The burden of proof refers to which party is responsible for providing evidence to support their claims. In tax disputes, once HMRC demonstrates that a taxpayer may have underreported income, the responsibility shifts to the taxpayer to provide evidence proving that HMRC's assessments are incorrect.

Discovery Assessments

These are additional tax assessments made by HMRC when they discover that a taxpayer has underpaid taxes. Such assessments require the taxpayer to prove that the additional income identified by HMRC is incorrect or that the taxpayer has a valid reason for the discrepancy.

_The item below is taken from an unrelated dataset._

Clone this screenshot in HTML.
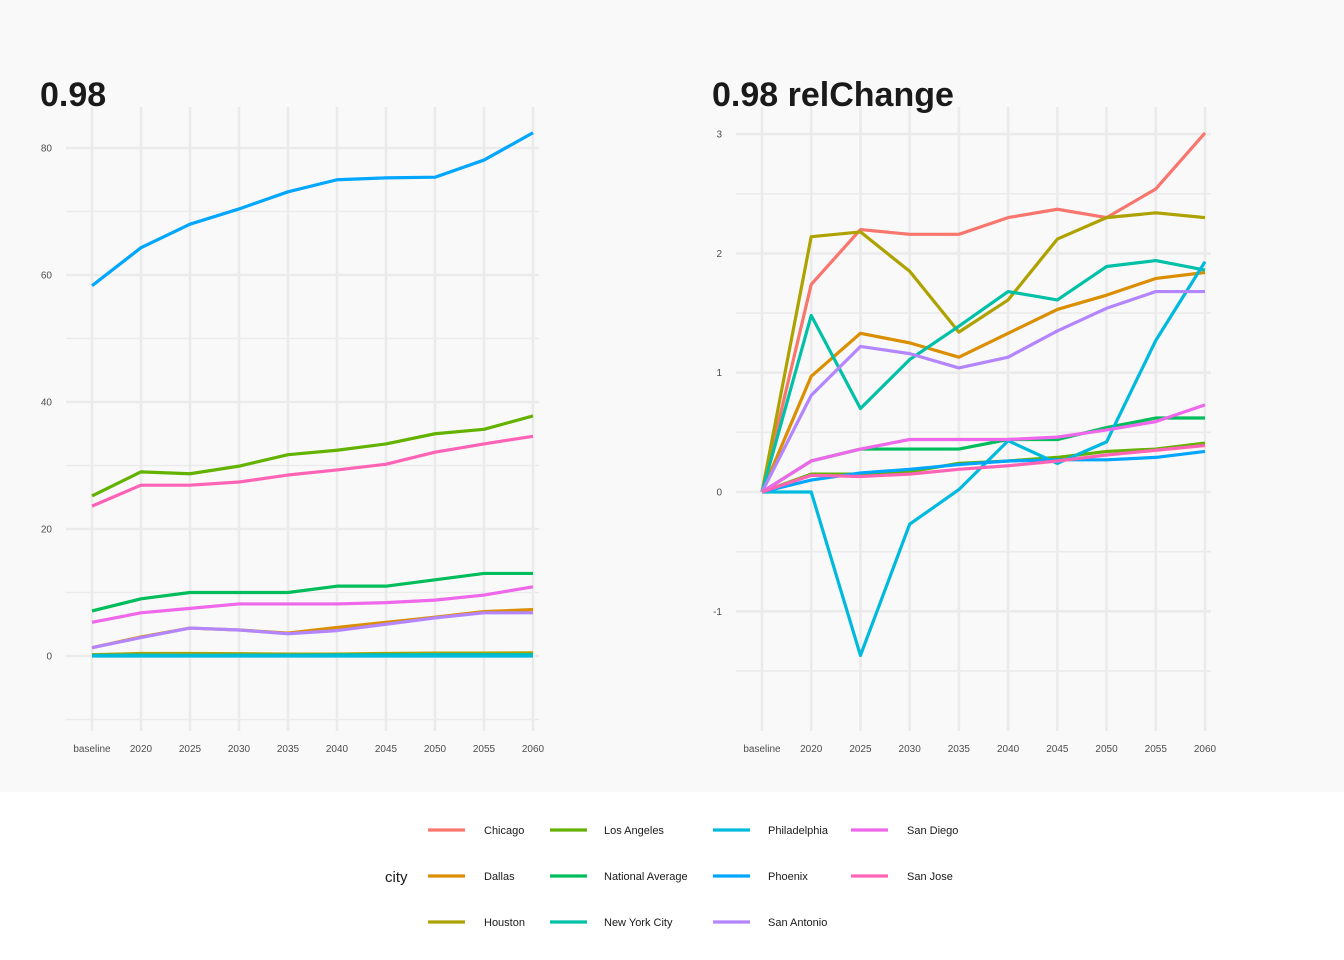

Penalties Under TMA 1970 and FA 2007

Under the Taxes Management Act 1970, penalties can be imposed for delivering incorrect returns fraudulently or negligently. Schedule 24 of the Finance Act 2007 categorizes these penalties based on the taxpayer's behavior, ranging from careless to deliberate misrepresentation, with corresponding penalty percentages.

Conclusion

The judgment in Allan v. Revenue and Customs underscores the critical importance of maintaining accurate and complete business records for self-assessment tax returns. It reaffirms that once HMRC identifies potential underreporting, the burden of proof shifts to the taxpayer to provide evidence disproving HMRC's inferences. The Tribunal's decision also highlights the severe penalties associated with negligence and deliberate misrepresentation in tax filings.

For taxpayers, this case serves as a stark reminder of the necessity for diligent record-keeping and transparent reporting. For HMRC, it validates the methods used in discovery assessments and the imposition of penalties, provided that they adhere to established legal precedents. Overall, the judgment contributes to the broader legal landscape by reinforcing the mechanisms that ensure tax compliance and accountability.

The significance of this judgment lies in its comprehensive application of legal principles related to tax compliance, ensuring that both taxpayers and HMRC operate within a framework of fairness and accountability. Future cases will build upon these foundations, further delineating the responsibilities and obligations of individuals and entities in fulfilling their tax duties.